GOAL OF THE EXERCISE = Up to and including the line that contains "from matplotlib.patches import Rectangle", repeat each line of the data exactly, starting from the first.

DATA =
--------------------
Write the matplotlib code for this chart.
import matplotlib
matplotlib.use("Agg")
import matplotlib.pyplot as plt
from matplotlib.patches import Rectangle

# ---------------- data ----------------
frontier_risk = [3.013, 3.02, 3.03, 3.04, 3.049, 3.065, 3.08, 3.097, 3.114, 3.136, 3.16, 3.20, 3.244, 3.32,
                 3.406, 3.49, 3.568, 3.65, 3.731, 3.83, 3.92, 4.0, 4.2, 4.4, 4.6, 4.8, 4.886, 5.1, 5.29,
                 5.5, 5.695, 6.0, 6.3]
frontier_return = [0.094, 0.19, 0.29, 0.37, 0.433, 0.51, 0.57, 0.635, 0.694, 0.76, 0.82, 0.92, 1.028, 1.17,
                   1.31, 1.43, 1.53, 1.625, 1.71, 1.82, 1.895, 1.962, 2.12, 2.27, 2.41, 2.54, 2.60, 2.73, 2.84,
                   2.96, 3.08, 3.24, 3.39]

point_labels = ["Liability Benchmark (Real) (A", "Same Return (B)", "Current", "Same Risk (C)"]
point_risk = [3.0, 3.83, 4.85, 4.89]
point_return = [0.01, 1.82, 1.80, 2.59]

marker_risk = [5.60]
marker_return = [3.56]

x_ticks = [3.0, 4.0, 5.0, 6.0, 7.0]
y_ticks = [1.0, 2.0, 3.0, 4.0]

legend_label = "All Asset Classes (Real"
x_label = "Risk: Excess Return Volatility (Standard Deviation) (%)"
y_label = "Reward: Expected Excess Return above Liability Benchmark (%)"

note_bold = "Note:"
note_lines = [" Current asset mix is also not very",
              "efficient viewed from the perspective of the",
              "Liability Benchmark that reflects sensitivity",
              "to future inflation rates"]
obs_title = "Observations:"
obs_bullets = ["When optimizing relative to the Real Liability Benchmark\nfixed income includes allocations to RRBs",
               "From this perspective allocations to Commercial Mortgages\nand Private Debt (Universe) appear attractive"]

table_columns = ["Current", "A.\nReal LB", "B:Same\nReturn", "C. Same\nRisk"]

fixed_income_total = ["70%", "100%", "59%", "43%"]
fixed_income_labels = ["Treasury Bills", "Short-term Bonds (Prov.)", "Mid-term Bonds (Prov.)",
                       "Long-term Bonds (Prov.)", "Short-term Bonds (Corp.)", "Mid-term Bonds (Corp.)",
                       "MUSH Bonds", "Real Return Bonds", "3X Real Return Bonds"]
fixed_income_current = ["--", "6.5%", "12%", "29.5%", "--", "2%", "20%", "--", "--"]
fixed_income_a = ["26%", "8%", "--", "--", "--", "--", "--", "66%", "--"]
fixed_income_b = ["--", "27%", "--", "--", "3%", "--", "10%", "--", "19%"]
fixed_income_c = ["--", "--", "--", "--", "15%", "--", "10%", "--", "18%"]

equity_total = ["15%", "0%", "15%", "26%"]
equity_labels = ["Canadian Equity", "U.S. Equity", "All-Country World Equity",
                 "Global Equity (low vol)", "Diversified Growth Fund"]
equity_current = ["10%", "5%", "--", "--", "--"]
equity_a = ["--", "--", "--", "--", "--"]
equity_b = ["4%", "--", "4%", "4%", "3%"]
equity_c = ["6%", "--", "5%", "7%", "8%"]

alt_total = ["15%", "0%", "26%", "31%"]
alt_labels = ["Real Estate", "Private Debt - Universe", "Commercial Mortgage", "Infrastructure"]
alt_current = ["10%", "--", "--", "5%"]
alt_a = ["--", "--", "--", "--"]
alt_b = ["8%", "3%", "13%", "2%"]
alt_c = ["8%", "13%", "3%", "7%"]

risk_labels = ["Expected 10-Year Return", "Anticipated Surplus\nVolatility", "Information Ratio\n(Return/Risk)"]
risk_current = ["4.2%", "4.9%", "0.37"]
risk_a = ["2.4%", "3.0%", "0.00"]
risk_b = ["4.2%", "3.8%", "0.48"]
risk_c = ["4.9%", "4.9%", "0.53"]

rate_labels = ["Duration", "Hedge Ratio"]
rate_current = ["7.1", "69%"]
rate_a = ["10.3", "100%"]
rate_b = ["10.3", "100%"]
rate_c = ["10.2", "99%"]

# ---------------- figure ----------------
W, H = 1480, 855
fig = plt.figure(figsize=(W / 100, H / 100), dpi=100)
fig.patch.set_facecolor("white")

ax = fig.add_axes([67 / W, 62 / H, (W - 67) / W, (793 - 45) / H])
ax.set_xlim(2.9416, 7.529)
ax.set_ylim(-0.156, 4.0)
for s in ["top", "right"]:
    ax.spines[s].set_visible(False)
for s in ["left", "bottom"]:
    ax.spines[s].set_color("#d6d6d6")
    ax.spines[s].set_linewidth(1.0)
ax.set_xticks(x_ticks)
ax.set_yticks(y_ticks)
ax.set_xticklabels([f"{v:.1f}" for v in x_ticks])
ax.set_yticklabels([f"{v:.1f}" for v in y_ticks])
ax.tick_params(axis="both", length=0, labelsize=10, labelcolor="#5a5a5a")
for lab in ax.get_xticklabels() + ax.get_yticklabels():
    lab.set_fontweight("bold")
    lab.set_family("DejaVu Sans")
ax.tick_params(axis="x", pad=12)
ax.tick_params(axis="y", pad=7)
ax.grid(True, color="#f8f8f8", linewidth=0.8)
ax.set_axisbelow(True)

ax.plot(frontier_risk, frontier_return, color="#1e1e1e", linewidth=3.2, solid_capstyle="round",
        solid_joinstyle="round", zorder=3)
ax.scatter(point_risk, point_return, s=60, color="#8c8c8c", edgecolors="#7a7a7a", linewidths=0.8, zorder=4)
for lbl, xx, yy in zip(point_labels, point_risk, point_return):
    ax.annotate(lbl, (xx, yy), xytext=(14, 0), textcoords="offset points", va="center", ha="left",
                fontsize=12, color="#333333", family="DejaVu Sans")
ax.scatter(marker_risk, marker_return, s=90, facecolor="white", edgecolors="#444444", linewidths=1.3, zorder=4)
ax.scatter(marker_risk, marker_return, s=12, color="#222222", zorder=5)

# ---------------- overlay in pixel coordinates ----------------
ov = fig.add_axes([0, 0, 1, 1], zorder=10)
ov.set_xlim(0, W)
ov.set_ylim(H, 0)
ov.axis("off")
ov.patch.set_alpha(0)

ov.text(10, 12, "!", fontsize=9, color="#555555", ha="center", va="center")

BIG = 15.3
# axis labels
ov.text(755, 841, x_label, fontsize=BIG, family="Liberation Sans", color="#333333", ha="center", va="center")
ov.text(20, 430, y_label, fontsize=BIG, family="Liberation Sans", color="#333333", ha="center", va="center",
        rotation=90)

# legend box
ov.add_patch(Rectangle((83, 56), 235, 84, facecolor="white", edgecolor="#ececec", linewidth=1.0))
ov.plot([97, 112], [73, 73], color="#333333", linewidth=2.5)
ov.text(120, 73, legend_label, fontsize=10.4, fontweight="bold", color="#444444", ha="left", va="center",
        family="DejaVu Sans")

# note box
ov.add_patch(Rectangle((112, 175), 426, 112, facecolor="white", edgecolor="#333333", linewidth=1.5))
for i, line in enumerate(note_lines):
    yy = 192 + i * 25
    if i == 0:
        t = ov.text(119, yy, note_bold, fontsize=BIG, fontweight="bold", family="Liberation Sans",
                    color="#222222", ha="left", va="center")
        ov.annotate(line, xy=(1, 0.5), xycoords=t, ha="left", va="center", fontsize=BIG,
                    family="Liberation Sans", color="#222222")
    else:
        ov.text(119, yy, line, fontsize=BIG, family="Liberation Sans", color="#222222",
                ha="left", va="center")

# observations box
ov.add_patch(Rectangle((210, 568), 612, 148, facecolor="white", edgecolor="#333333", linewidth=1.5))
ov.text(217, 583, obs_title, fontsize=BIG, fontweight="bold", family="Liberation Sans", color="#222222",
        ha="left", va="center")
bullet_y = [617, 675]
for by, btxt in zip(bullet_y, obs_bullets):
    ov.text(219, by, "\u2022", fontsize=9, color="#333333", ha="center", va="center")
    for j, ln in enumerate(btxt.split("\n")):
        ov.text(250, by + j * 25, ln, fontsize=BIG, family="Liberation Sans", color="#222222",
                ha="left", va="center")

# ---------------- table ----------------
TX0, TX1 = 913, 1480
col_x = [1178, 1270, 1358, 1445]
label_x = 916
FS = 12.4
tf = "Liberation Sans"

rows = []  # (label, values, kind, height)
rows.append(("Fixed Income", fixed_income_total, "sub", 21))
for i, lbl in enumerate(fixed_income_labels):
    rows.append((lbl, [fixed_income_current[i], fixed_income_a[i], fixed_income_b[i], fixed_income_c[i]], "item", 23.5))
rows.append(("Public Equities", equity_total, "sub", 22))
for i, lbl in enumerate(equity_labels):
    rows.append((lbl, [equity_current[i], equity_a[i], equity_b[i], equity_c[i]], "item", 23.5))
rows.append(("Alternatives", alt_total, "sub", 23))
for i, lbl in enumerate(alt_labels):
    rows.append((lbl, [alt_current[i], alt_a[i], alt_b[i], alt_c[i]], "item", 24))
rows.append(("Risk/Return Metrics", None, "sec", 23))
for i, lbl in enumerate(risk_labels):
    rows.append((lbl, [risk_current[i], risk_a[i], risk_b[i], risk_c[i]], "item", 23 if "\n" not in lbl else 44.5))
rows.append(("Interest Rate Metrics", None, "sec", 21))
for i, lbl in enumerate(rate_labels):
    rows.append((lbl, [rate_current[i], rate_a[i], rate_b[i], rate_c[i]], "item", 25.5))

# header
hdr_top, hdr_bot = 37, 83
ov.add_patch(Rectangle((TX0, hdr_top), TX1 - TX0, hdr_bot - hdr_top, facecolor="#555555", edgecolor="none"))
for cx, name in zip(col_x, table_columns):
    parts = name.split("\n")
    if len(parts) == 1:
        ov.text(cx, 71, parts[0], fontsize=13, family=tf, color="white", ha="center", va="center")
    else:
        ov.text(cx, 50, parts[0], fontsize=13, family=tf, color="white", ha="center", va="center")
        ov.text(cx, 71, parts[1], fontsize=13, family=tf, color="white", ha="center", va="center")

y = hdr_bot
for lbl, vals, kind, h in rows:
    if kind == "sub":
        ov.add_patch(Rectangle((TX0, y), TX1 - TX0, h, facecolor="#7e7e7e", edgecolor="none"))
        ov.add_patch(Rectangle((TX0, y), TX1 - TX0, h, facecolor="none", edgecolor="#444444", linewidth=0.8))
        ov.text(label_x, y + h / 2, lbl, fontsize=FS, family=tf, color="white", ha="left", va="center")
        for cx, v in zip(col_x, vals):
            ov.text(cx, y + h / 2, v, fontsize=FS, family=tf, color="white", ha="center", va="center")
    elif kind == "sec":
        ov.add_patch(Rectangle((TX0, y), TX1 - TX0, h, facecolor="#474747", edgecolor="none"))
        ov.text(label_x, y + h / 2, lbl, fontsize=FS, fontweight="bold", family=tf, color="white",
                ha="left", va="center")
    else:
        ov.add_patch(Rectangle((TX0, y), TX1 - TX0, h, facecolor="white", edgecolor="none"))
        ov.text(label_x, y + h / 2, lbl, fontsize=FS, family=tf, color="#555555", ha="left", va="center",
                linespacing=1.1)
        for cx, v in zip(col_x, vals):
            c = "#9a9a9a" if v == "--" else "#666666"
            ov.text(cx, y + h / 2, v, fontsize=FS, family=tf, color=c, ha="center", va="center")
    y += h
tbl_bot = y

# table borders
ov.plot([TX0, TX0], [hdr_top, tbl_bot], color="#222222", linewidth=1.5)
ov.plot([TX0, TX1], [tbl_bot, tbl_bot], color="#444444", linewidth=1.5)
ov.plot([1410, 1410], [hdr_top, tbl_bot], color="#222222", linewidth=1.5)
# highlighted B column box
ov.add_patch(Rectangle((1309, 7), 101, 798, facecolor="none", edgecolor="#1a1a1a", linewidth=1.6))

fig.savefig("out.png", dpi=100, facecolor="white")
--------------------
WORKED SOLUTION =
Write the matplotlib code for this chart.
import matplotlib
matplotlib.use("Agg")
import matplotlib.pyplot as plt
from matplotlib.patches import Rectangle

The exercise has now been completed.